Mozart Church Sonatas

A little-known legacy of Mozart’s time at the court of the Prince-Archbishop of Salzburg is a set of 17 gorgeous single-movement church sonatas. Written usually for modest string resources and a small organ (Salzburg Cathedral had five small organs to choose from – along with one big one!), the organ is sometimes used for continuo only, in eight sonatas it has an obbligato part.  

There is some debate as to the exact place of these church sonatas in Salzburg Cathedral’s liturgy. Because Mozart once referred to them in a letter as ‘epistle sonatas’ some have assumed they preceded the epistle reading. One source even claimed they were played during the New Testament reading! (Have a listen to one to rule that out – no one would be paying the slightest attention to the reader!) However, when in 1783 Archbishop Colloredo abolished purely instrumental music in the liturgy in favour of choral music (after Mozart’s time), Michael Haydn responded by composing 114 ‘graduals’, a form which traditionally comes between the epistle and the gospel readings. It therefore seems most likely that the church sonatas preceded the gospel in the Salzburg mass. 

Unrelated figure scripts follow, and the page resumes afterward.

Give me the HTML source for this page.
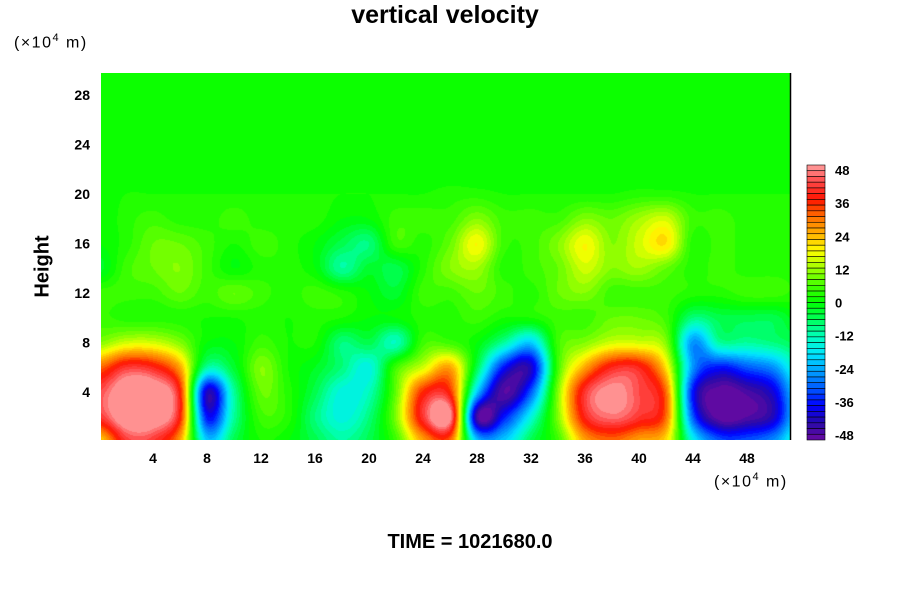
<!DOCTYPE html>
<html><head><meta charset="utf-8">
<style>
body{margin:0;background:#fff;width:900px;height:600px;overflow:hidden;position:relative;font-family:"Liberation Sans",sans-serif;}
.t{position:absolute;font-weight:bold;color:#000;white-space:nowrap;}
</style></head><body>
<div class="t" style="left:0;width:890px;text-align:center;top:1px;font-size:25px;">vertical velocity</div>
<div class="t" style="left:14px;top:32px;font-size:16px;font-weight:normal;letter-spacing:1.5px;">(×10<sup style="font-size:11px">4</sup> m)</div>
<div class="t" style="left:714px;top:471px;font-size:16px;font-weight:normal;letter-spacing:1.5px;">(×10<sup style="font-size:11px">4</sup> m)</div>
<div class="t" style="left:12px;top:255px;font-size:20px;transform:rotate(-90deg);">Height</div>
<div class="t" style="left:0;width:940px;text-align:center;top:531px;font-size:20px;">TIME = 1021680.0</div>
<canvas id="cv" width="689" height="367" style="position:absolute;left:101px;top:73px;"></canvas>
<svg id="sv" width="900" height="600" style="position:absolute;left:0;top:0;"></svg>
<script>
const xTicks=[4,8,12,16,20,24,28,32,36,40,44,48];
const yTicks=[4,8,12,16,20,24,28];
const cbLabels=[48,36,24,12,0,-12,-24,-36,-48];
const gridX=[0,2,4,6,8,10,12,14,16,18,20,22,24,26,28,30,32,34,36,38,40,42,44,46,48,50,52];
const gridY=[0,2,4,6,8,10,12,14,16,18,20,22];
const row0=[20,40,40,25,-20,-5,2,0,-5,-10,-5,5,25,30,-20,-20,-5,5,25,30,25,20,-15,-30,-30,-25,-10];
const row2=[40,52,52,36,-35,-10,5,3,-8,-15,-8,10,40,48,-44,-35,-15,10,38,45,40,30,-30,-48,-46,-40,-15];
const row4=[42,52,52,36,-40,-10,8,3,-5,-15,-12,8,35,35,-20,-46,-30,10,40,48,42,30,-35,-48,-45,-38,-15];
const row6=[30,40,38,25,-10,-3,10,2,-2,-8,-15,5,15,25,-5,-35,-40,5,25,38,38,20,-25,-35,-30,-25,-10];
const row8=[10,15,15,10,0,0,5,2,2,-8,-5,-12,5,5,0,-10,-20,5,10,15,15,10,-25,-10,-10,-8,-5];
const row10=[5,3,3,3,2,2,3,2,3,2,0,0,3,3,5,2,2,5,5,8,8,5,-8,-5,-5,-5,0];
const row12=[5,5,5,8,5,8,5,3,5,3,0,-3,5,5,8,5,3,8,10,5,5,5,3,3,5,5,3];
const row14=[-3,5,8,10,5,0,3,3,0,-10,-3,-5,3,10,12,3,5,8,15,10,12,8,3,5,3,3,3];
const row16=[0,3,8,8,5,2,5,3,0,-5,-8,5,3,8,18,5,5,10,18,10,15,20,3,5,3,3,3];
const row18=[0,3,5,3,3,5,3,3,3,0,0,5,5,5,10,5,5,5,10,8,12,15,5,5,3,3,3];
const row20=[0,2,2,2,2,2,2,2,2,2,2,2,2,3,3,2,2,2,2,2,3,3,2,2,2,2,2];
const row22=[0,0,0,0,0,0,0,0,0,0,0,0,0,0,0,0,0,0,0,0,0,0,0,0,0,0,0];
const rows=[row0,row2,row4,row6,row8,row10,row12,row14,row16,row18,row20,row22];

const X0=101,X1=790,Y0=73,Y1=440;
const xs=v=>99+v*13.5;
const ys=v=>441.5-v*12.375;
const stops=[[-48,[106,10,160]],[-42,[40,10,170]],[-36,[0,0,255]],[-30,[0,90,255]],[-24,[0,160,255]],[-18,[0,230,255]],[-12,[0,255,190]],[-6,[0,255,90]],[0,[0,255,0]],[6,[70,255,0]],[12,[160,255,0]],[18,[255,255,0]],[24,[255,176,0]],[30,[255,110,0]],[36,[255,20,0]],[42,[255,70,70]],[48,[255,160,160]]];
function col(v){
  v=Math.max(-48,Math.min(47.99,v));
  v=Math.floor(v/2)*2+1;
  for(let i=0;i<stops.length-1;i++){
    const a=stops[i],b=stops[i+1];
    if(v>=a[0]&&v<=b[0]){const t=(v-a[0])/(b[0]-a[0]);return a[1].map((c,k)=>Math.round(c+(b[1][k]-c)*t));}
  }
  return stops[stops.length-1][1];
}
function cr(p0,p1,p2,p3,t){
  return 0.5*((2*p1)+(-p0+p2)*t+(2*p0-5*p1+4*p2-p3)*t*t+(-p0+3*p1-3*p2+p3)*t*t*t);
}
function g(j,i){
  j=Math.max(0,Math.min(rows.length-1,j));i=Math.max(0,Math.min(gridX.length-1,i));
  return rows[j][i];
}
function field(xu,yu){
  const fx=Math.max(0,Math.min(gridX.length-1.001,xu/2));
  const fy=Math.max(0,yu/2);
  if(fy>=gridY.length-1) return 0;
  const i=Math.floor(fx),j=Math.floor(fy),tx=fx-i,ty=fy-j;
  const r=[];
  for(let dj=-1;dj<=2;dj++){
    r.push(cr(g(j+dj,i-1),g(j+dj,i),g(j+dj,i+1),g(j+dj,i+2),tx));
  }
  return cr(r[0],r[1],r[2],r[3],ty);
}
const cv=document.getElementById('cv'),ctx=cv.getContext('2d');
const img=ctx.createImageData(689,367);
for(let py=0;py<367;py++){for(let px=0;px<689;px++){
  const xu=(X0+px+0.5-99)/13.5,yu=(441.5-(Y0+py+0.5))/12.375;
  const c=col(field(xu,yu));const k=(py*689+px)*4;
  img.data[k]=c[0];img.data[k+1]=c[1];img.data[k+2]=c[2];img.data[k+3]=255;
}}
ctx.putImageData(img,0,0);

const NS='http://www.w3.org/2000/svg',sv=document.getElementById('sv');
function mk(t,at,txt){const e=document.createElementNS(NS,t);for(const k in at)e.setAttribute(k,at[k]);if(txt!==undefined)e.textContent=txt;sv.appendChild(e);return e;}
let e=mk('line',{x1:790.5,y1:Y0,x2:790.5,y2:Y1,stroke:'#000','stroke-width':1.5});


xTicks.forEach(v=>{
  const t=mk('text',{x:xs(v),y:463,'text-anchor':'middle','font-size':14,'font-weight':'bold','font-family':'Liberation Sans'},v);
  
  
});
yTicks.forEach(v=>{
  const t=mk('text',{x:90,y:ys(v)+5,'text-anchor':'end','font-size':14,'font-weight':'bold','font-family':'Liberation Sans'},v);
  
  
});
const cbTop=165,cbBot=440,nb=48,bh=(cbBot-cbTop)/nb;
for(let i=0;i<nb;i++){
  const v=48-2*i-1;const c=col(v);
  const r=mk('rect',{x:807,y:cbTop+i*bh,width:18,height:bh,fill:`rgb(${c})`,stroke:'#000','stroke-width':0.6});
  
  
}
cbLabels.forEach(v=>{
  const y=cbTop+5+(48-v)/96*(cbBot-cbTop-10);
  const t=mk('text',{x:835,y:y+5,'font-size':13,'font-weight':'bold','font-family':'Liberation Sans'},v);
  
  
});
</script>
</body></html>
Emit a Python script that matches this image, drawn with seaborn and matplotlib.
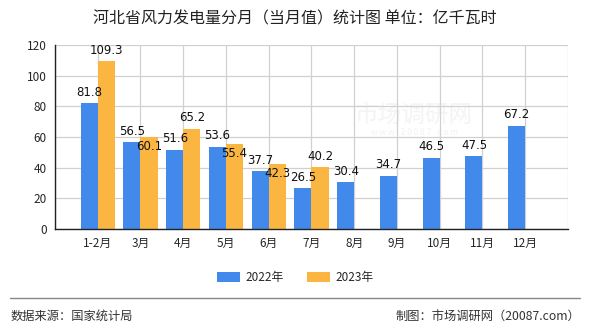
import matplotlib
matplotlib.use("Agg")
import matplotlib.pyplot as plt
from matplotlib.patches import Patch
import seaborn as sns
import pandas as pd
import numpy as np

months = ["1-2月", "3月", "4月", "5月", "6月", "7月", "8月", "9月", "10月", "11月", "12月"]
values_2022 = [81.8, 56.5, 51.6, 53.6, 37.7, 26.5, 30.4, 34.7, 46.5, 47.5, 67.2]
values_2023 = [109.3, 60.1, 65.2, 55.4, 42.3, 40.2, None, None, None, None, None]
series = ["2022年", "2023年"]
colors = ["#418AEB", "#FBB541"]

sns.set_theme(style="white")
plt.rcParams["font.family"] = ["Noto Sans CJK SC", "DejaVu Sans"]

df = pd.DataFrame({
    "month": months * 2,
    "year": [series[0]] * len(months) + [series[1]] * len(months),
    "value": values_2022 + [np.nan if v is None else v for v in values_2023],
})

fig = plt.figure(figsize=(5.9, 3.3), dpi=100)
ax = fig.add_axes([0.0932, 0.306, 0.8695, 0.558])

sns.barplot(data=df, x="month", y="value", hue="year", order=months,
            hue_order=series, palette=colors, width=0.8, saturation=1,
            gap=0, linewidth=0, edgecolor="none", ax=ax, legend=False)

ax.set_xlim(-1, len(months))
ax.set_ylim(0, 120)
ax.set_yticks(range(0, 121, 20))
ax.set_xticks(range(-1, len(months) + 1))
ax.set_xticklabels([""] + months + [""], fontsize=8.5)
ax.tick_params(axis="y", labelsize=8.5, length=4, width=0.8, pad=2, color="#333333")
ax.tick_params(axis="x", length=4, width=0.8, pad=2, color="#333333")
ax.set_xlabel("")
ax.set_ylabel("")

ax.grid(True, color="#d0d0d0", linewidth=0.9)
ax.set_axisbelow(True)
for side in ["top", "right"]:
    ax.spines[side].set_visible(False)
for side in ["left", "bottom"]:
    ax.spines[side].set_color("#222222")
    ax.spines[side].set_linewidth(1.0)

# faint site watermark
ax.text(7.4, 74, "市场调研网", fontsize=17, color="#f4f4f4", ha="center", va="center", zorder=0)
ax.text(7.4, 63, "w w w . 2 0 0 8 7 . c o m", fontsize=6, color="#f2f2f2", ha="center", va="center", zorder=0)

# value labels
w = 0.2
label_kw = dict(ha="center", fontsize=8.5, color="#111111", family="DejaVu Sans")
for i, v in enumerate(values_2022):
    ax.text(i - w, v + 3, f"{v:.1f}", va="bottom", **label_kw)
for i, v in enumerate(values_2023):
    if v is None:
        continue
    if abs(v - values_2022[i]) < 8:
        ax.text(i + w, v - 2, f"{v:.1f}", va="top", **label_kw)
    else:
        ax.text(i + w, v + 3, f"{v:.1f}", va="bottom", **label_kw)

fig.text(0.5, 0.942, "河北省风力发电量分月（当月值）统计图 单位：亿千瓦时",
         ha="center", va="center", fontsize=11.5, color="#222222")

# legend
handles = [Patch(facecolor=c, edgecolor="none") for c in colors]
fig.legend(handles, series, loc="center", bbox_to_anchor=(0.5, 0.16), ncol=2,
           frameon=False, fontsize=8.5, handlelength=2.0, handleheight=0.9,
           columnspacing=2.0, handletextpad=0.4)

fig.add_artist(plt.Line2D([0.017, 0.983], [0.097, 0.097], color="#888888", linewidth=1.0))
fig.text(0.017, 0.042, "数据来源：国家统计局", ha="left", va="center", fontsize=8.8, color="#333333")
fig.text(0.983, 0.042, "制图：市场调研网（20087.com）", ha="right", va="center", fontsize=8.8, color="#333333")

fig.savefig("out.png", dpi=100)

In our Easter Sunday service, which will feature Mozart’s Missa Brevis in C (‘Sparrow Mass’ K. 220), the orchestra will be playing the Church Sonata in C major K. 263 – the only one to include trumpets and timpani – in the place of the communion motet. 

The photo shows Salzburg Cathedral’s ‘organ crossing’ with four small organs (none of which date from Mozart’s time).